Geek
di Mattia Nesto 23 Maggio 2022

Dolmen: uno space-soulslike tra luci, ombre e cristalli

Apparentemente Dolmen pareva essere l’anello di congiunzione tra Dark Souls e Dead Space: purtroppo le aspettative non sono state confermate.

Un impatto scenico interessante  Un impatto scenico interessante

 

Che Domen dei Massive Work Studio fosse un esperimento di unione tra un setting à la Dead Space e un comparto ludico à la Dark Souls non occorreva certo un comunicato stampa ufficiale per capirlo. Eppure il titolo dei Massive Work Studio è sì, in un certo senso, proprio questo, ovvero un tentativo di ibridare due marchi videoludici di successo in un unico prodotto, con però un distinguo fondamentale: purtroppo l’esperimento non è pienamente riuscito, anzi.

Eppure il primo paio di ore vanno via che è una bellezza grazie a un combat-system che i veterani dei souls riconosceranno immediatamente. C’è la parata infatti, l’iconico roll e tutto quelle operazioni di spacing-parata-attacco tipiche della primigenia avventura ambientata a Lordran. Ma qui, invece di Lordran, siamo nel bel pezzo di un inquietante portale spaziale che si è aperto in un’astronave merci e saremo chiamati a indagare sulle misteriose, e letali, creature che lo popolano. E qui iniziano i primi problemi: infatti Dolmen è veramente un gioco che “ripete se stesso”. Infatti, dopo le già citate due orette di gioco, i nemici e gli avversari saranno stati talmente tanto “già” visti e “già” combattuti che il rischio di posare il pad a terra in mano per poi non riprenderlo più è considerevole.

Poca mobilità ma colpi devastanti  Poca mobilità ma colpi devastanti

Già perché se è vero come è vero che a livello di ambienti Dolmen sa il fatto suo, regalandoci scorci molto interessanti, la sensazione del “già visto” “già conosciuto” è anche in questo “settore” un ritornello che, volenti o nolenti, sentiremo presto. Un peccato perché, al netto di una trama di gioco che certamente non raggiunge chissà quali piccoli, la sensazione di avere tra le mani un titolo comunque hardcore, con specifiche meccaniche punitive è, forse, la cosa più intrigante e stimolante di tutti. I combattimenti, anche contro i “grunt” più basilari non sono mai semplici perché le varie sezione di gioco sono, letteralmente, disseminate di nemici pronti a ghermirci con improvvisi, quanto mortali, agguati. Ecco, dal mio punto di vista, la cosa che ho preferito di Dolmen, un titolo che comunque come avrete compreso, lascia più domande che risposte alla videgiocatrice o videgiocatore, è il pensiero con il quale gli sviluppatori hanno posto i nemici “semplici”: qui, sul serio, si toccano, in certe occasioni, gli ottimi livelli dei souls.

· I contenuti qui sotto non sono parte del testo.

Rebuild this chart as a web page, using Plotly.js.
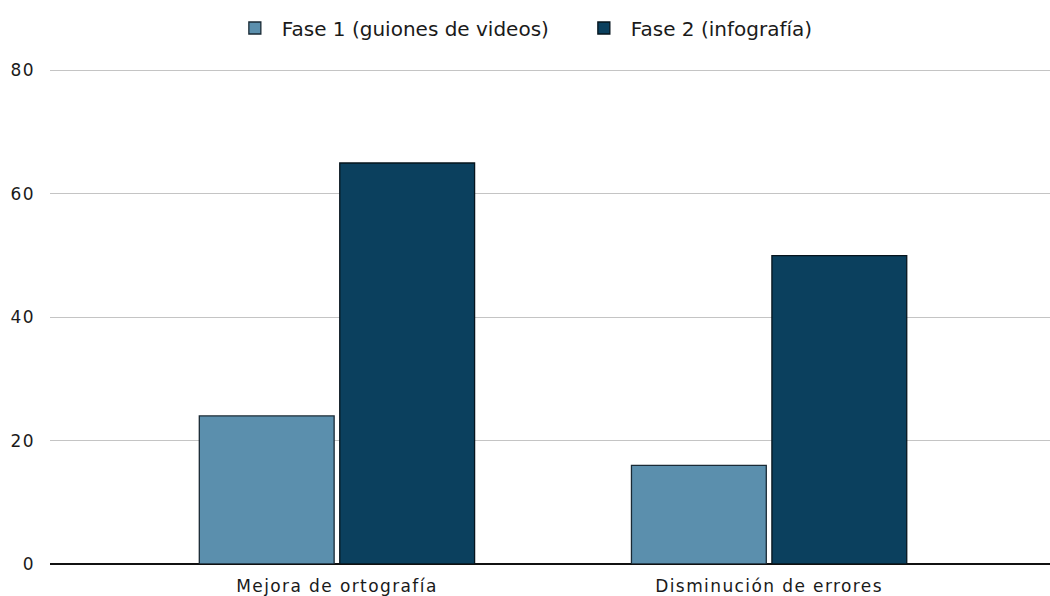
<!DOCTYPE html>
<html>
<head>
<meta charset="utf-8">
<script src="https://cdn.plot.ly/plotly-3.0.1.min.js"></script>
<style>
html,body{margin:0;padding:0;background:#fff;}
#chart{width:1050px;height:596px;}
#chart .xtick text, #chart .ytick text{letter-spacing:1.4px;}
</style>
</head>
<body>
<div id="chart"></div>
<script>
const categories = ["Mejora de ortografía", "Disminución de errores"];
const fase1 = [24, 16];
const fase2 = [65, 50];
const seriesNames = ["Fase 1 (guiones de videos)", "Fase 2 (infografía)"];
const yTicks = [0, 20, 40, 60, 80];

const font = {family: "DejaVu Sans, Verdana, sans-serif", size: 17, color: "#1a1a1a"};
const legendFont = {family: "DejaVu Sans, Verdana, sans-serif", size: 20, color: "#1a1a1a"};
const traces = [
  {type: "bar", name: seriesNames[0], x: categories, y: fase1,
   marker: {color: "#5b8fad", line: {color: "#1a2a35", width: 1.3}}},
  {type: "bar", name: seriesNames[1], x: categories, y: fase2,
   marker: {color: "#0b405e", line: {color: "#06141d", width: 1.3}}}
];
const layout = {
  width: 1050, height: 596,
  margin: {l: 50, r: 0, t: 68, b: 32},
  paper_bgcolor: "#fff", plot_bgcolor: "#fff",
  font: font,
  barmode: "group", bargap: 0.35, bargroupgap: 0.04,
  showlegend: true,
  legend: {orientation: "h", xref: "container", yref: "container", x: 0.217, y: 0.953,
           xanchor: "left", yanchor: "middle", font: legendFont, itemwidth: 44,
           entrywidth: 290, entrywidthmode: "pixels"},
  xaxis: {type: "category", range: [-0.664, 1.65], showgrid: false, zeroline: false,
          showline: false, ticks: "", tickfont: font, ticklabelstandoff: 10, fixedrange: true},
  yaxis: {range: [0, 80.4], tickvals: yTicks, showgrid: true, gridcolor: "#c4c4c4", gridwidth: 1.2,
          zeroline: true, zerolinecolor: "#111", zerolinewidth: 2, showline: false,
          ticks: "", tickfont: font, ticklabelstandoff: 14}
};
Plotly.newPlot("chart", traces, layout, {displayModeBar: false, staticPlot: true});
</script>
</body>
</html>
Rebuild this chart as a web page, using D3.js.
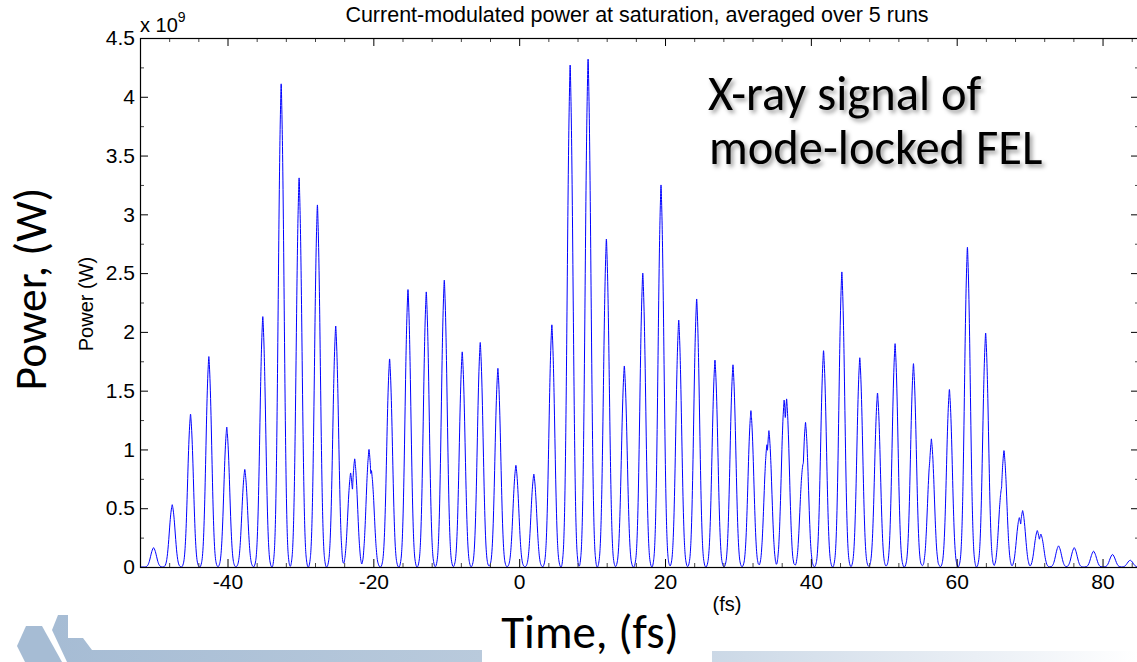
<!DOCTYPE html>
<html>
<head>
<meta charset="utf-8">
<script src="https://cdn.jsdelivr.net/npm/d3@7"></script>
<style>
  html, body { margin: 0; padding: 0; background: #ffffff; }
  svg { display: block; }
  .mat { font-family: "Liberation Sans", Arial, Helvetica, sans-serif; fill: #000; }
  .slide { font-family: Carlito, Calibri, Lato, "Open Sans", sans-serif; fill: #000; }
</style>
</head>
<body>
<script>
// Peak times (fs) and peak powers (units of 1e9 W) of the averaged pulse train
const peakTime = [-50.14, -47.58, -45.07, -42.56, -40.10, -37.63, -35.16, -32.64, -30.18, -27.67,
  -25.16, -22.56, -20.59, -17.77, -15.25, -12.74, -10.27, -7.81, -5.34, -2.92,
  -0.45, 2.01, 4.48, 6.99, 9.45, 11.96, 14.42, 16.95, 19.45, 21.88,
  24.34, 26.85, 29.32, 31.78, 34.25, 36.67, 39.27, 41.74, 44.25, 46.71,
  49.14, 51.55, 54.07, 56.53, 59.00, 61.47, 63.97, 66.48, 69.04, 71.05,
  73.97, 76.12, 78.77, 81.37, 83.79];
const peakPower = [0.165, 0.53, 1.30, 1.79, 1.19, 0.83, 2.13, 4.11, 3.31, 3.08,
  2.05, 0.92, 1.00, 1.77, 2.36, 2.34, 2.44, 1.83, 1.91, 1.69,
  0.865, 0.79, 2.06, 4.27, 4.32, 2.79, 1.71, 2.50, 3.25, 2.10,
  2.28, 1.76, 1.72, 1.33, 1.16, 1.43, 1.23, 1.84, 2.51, 1.78,
  1.48, 1.90, 1.73, 1.09, 1.51, 2.72, 1.99, 0.99, 0.48, 0.31,
  0.18, 0.165, 0.135, 0.107, 0.058];

// Secondary tops of the split pulses
const splitTime  = [-23.11, -20.27, 33.97, 36.34, 38.90, 56.40, 66.16, 68.59, 71.55];
const splitPower = [0.80, 0.82, 1.04, 1.42, 0.87, 0.96, 0.68, 0.42, 0.28];

// Single-pulse profile: offset from the pulse centre (fs) and relative level
const pulseOffset = [-1.24, -1.0, -0.88, -0.75, -0.64, -0.53, -0.42, -0.3, -0.18, -0.08, 0,
  0.08, 0.18, 0.3, 0.42, 0.53, 0.64, 0.75, 0.88, 1.0, 1.24];
const pulseLevel = [0, 0.02, 0.05, 0.12, 0.22, 0.36, 0.53, 0.72, 0.87, 0.955, 1,
  0.955, 0.87, 0.72, 0.53, 0.36, 0.22, 0.12, 0.05, 0.02, 0];

// Axis ticks
const xTickValues = [-40, -20, 0, 20, 40, 60, 80];
const xTickLabels = ["-40", "-20", "0", "20", "40", "60", "80"];
const yTickValues = [0, 0.5, 1, 1.5, 2, 2.5, 3, 3.5, 4, 4.5];
const yTickLabels = ["0", "0.5", "1", "1.5", "2", "2.5", "3", "3.5", "4", "4.5"];

const W = 1137, H = 662;
const plot = { left: 140, top: 38, right: 1139, bottom: 567 };

const svg = d3.select("body").append("svg").attr("width", W).attr("height", H);

// ---- slide decoration along the bottom ----
const defs = svg.append("defs");
const gBar = defs.append("linearGradient").attr("id", "barLeft").attr("x1", "0").attr("x2", "1");
gBar.append("stop").attr("offset", "0").attr("stop-color", "#a6bcd4");
gBar.append("stop").attr("offset", "1").attr("stop-color", "#b9cadc");
const gBar2 = defs.append("linearGradient").attr("id", "barRight").attr("x1", "0").attr("x2", "1");
gBar2.append("stop").attr("offset", "0").attr("stop-color", "#cbd8e6");
gBar2.append("stop").attr("offset", "0.7").attr("stop-color", "#eef2f7");
gBar2.append("stop").attr("offset", "1").attr("stop-color", "#ffffff");

const shadow = defs.append("filter").attr("id", "txtShadow")
  .attr("x", "-10%").attr("y", "-20%").attr("width", "130%").attr("height", "160%");
shadow.append("feDropShadow").attr("dx", 2.5).attr("dy", 3).attr("stdDeviation", 2)
  .attr("flood-color", "#000").attr("flood-opacity", 0.4);

const deco = svg.append("g");
deco.append("polygon")
  .attr("points", [[17, 646], [26, 626], [42, 626], [62, 662], [25, 662]].join(" "))
  .attr("fill", "#a6bcd4");
deco.append("polygon")
  .attr("points", [[52, 630], [58, 615], [68, 615], [68, 638], [83, 638], [92, 650],
                   [482, 650], [482, 662], [67, 662]].join(" "))
  .attr("fill", "url(#barLeft)");
deco.append("rect").attr("x", 712).attr("y", 651).attr("width", 425).attr("height", 11)
  .attr("fill", "url(#barRight)");

// ---- scales ----
const x = d3.scaleLinear().domain([-52, 85]).range([plot.left, plot.right]);
const y = d3.scaleLinear().domain([0, 4.5]).range([plot.bottom, plot.top]);

// ---- power trace built from the pulse list ----
const pulse = d3.scaleLinear().domain(pulseOffset).range(pulseLevel).clamp(true);
const pulses = peakTime.map((t, i) => ({ t, p: peakPower[i] }))
  .concat(splitTime.map((t, i) => ({ t, p: splitPower[i] })));
const times = [x.domain()[0], x.domain()[1]];
pulses.forEach(s => pulseOffset.forEach(o => times.push(s.t + o)));
times.sort(d3.ascending);
const trace = times.map(t => [t, d3.max(pulses, s => s.p * pulse(t - s.t))]);

defs.append("clipPath").attr("id", "plotClip").append("rect")
  .attr("x", plot.left).attr("y", plot.top - 1)
  .attr("width", plot.right - plot.left).attr("height", plot.bottom - plot.top + 1);

svg.append("path")
  .datum(trace)
  .attr("clip-path", "url(#plotClip)")
  .attr("fill", "none")
  .attr("stroke", "#0000ff")
  .attr("stroke-width", 1)
  .attr("d", d3.line().x(d => x(d[0])).y(d => y(d[1])).curve(d3.curveMonotoneX));

// ---- axes (ticks point inward on all four sides) ----
const xMinor = d3.range(-52, 85.01, 4).filter(v => !xTickValues.includes(v));
const yMinor = d3.range(0.25, 4.5, 0.5);
const fontSize = 21;

function styleAxis(g, tickColor) {
  g.select(".domain").remove();
  g.selectAll(".tick line").attr("stroke", tickColor).attr("stroke-width", 1);
  g.selectAll("text").attr("class", "mat").attr("font-size", fontSize).attr("fill", "#000");
  g.attr("font-family", null).attr("font-size", null);
}

const gxB = svg.append("g").attr("transform", `translate(0,${plot.bottom})`)
  .call(d3.axisBottom(x).tickValues(xTickValues).tickFormat((d, i) => xTickLabels[i])
    .tickSize(-8).tickPadding(7));
styleAxis(gxB, "#000");
const gxBm = svg.append("g").attr("transform", `translate(0,${plot.bottom})`)
  .call(d3.axisBottom(x).tickValues(xMinor).tickFormat("").tickSize(-4));
styleAxis(gxBm, "#444");

const gxT = svg.append("g").attr("transform", `translate(0,${plot.top})`)
  .call(d3.axisTop(x).tickValues(xTickValues).tickFormat("").tickSize(-8));
styleAxis(gxT, "#000");
const gxTm = svg.append("g").attr("transform", `translate(0,${plot.top})`)
  .call(d3.axisTop(x).tickValues(xMinor).tickFormat("").tickSize(-4));
styleAxis(gxTm, "#444");

const gyL = svg.append("g").attr("transform", `translate(${plot.left},0)`)
  .call(d3.axisLeft(y).tickValues(yTickValues).tickFormat((d, i) => yTickLabels[i])
    .tickSize(-8).tickPadding(5));
styleAxis(gyL, "#000");
const gyLm = svg.append("g").attr("transform", `translate(${plot.left},0)`)
  .call(d3.axisLeft(y).tickValues(yMinor).tickFormat("").tickSize(-4));
styleAxis(gyLm, "#444");

const gyR = svg.append("g").attr("transform", `translate(${plot.right},0)`)
  .call(d3.axisRight(y).tickValues(yTickValues).tickFormat("").tickSize(-8));
styleAxis(gyR, "#000");
const gyRm = svg.append("g").attr("transform", `translate(${plot.right},0)`)
  .call(d3.axisRight(y).tickValues(yMinor).tickFormat("").tickSize(-4));
styleAxis(gyRm, "#444");

// plot frame
svg.append("rect")
  .attr("x", plot.left + 0.5).attr("y", plot.top + 0.5)
  .attr("width", plot.right - plot.left).attr("height", plot.bottom - plot.top)
  .attr("fill", "none").attr("stroke", "#000").attr("stroke-width", 1.2);

// ---- figure texts ----
svg.append("text").attr("class", "mat").attr("font-size", 21.5)
  .attr("x", 637).attr("y", 22).attr("text-anchor", "middle")
  .text("Current-modulated power at saturation, averaged over 5 runs");

const mult = svg.append("text").attr("class", "mat").attr("font-size", 20)
  .attr("x", plot.left).attr("y", 32);
mult.append("tspan").text("x 10");
mult.append("tspan").attr("font-size", 14).attr("dy", -10).text("9");

svg.append("text").attr("class", "mat").attr("font-size", 20)
  .attr("transform", "translate(93,304) rotate(-90)").attr("text-anchor", "middle")
  .text("Power (W)");

svg.append("text").attr("class", "mat").attr("font-size", 20)
  .attr("x", 727).attr("y", 611).attr("text-anchor", "middle")
  .text("(fs)");

// ---- slide texts ----
svg.append("text").attr("class", "slide").attr("font-size", 45.5)
  .attr("transform", "translate(46,289) rotate(-90)").attr("text-anchor", "middle")
  .text("Power, (W)");

svg.append("text").attr("class", "slide").attr("font-size", 47)
  .attr("x", 590).attr("y", 648).attr("text-anchor", "middle")
  .text("Time, (fs)");

svg.append("text").attr("class", "slide").attr("font-size", 48.5)
  .attr("filter", "url(#txtShadow)")
  .attr("x", 708).attr("y", 110).text("X-ray signal of");
svg.append("text").attr("class", "slide").attr("font-size", 48.5)
  .attr("filter", "url(#txtShadow)")
  .attr("x", 709).attr("y", 164).text("mode-locked FEL");
</script>
</body>
</html>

Un nome un perché  Un nome un perché

Quello che insomma davvero manca è un cuore originale di Dolmen: anche se mediato da altri titoli, anche se influenzati da altri brand, anche se scaturito da franchise differenti, Dolmen ha una base interessante che però non viene sviluppata con originalità E dire che la possibilità di utilizzare armi con status, buff e statistiche differenti è un elemento interessante. Insomma di “ciccia” ce n’è, magari non moltissima, ma è presente: va cucinato in modo molto più unico, altrimenti si sceglie, perdonate la metafora, un altro ristorante.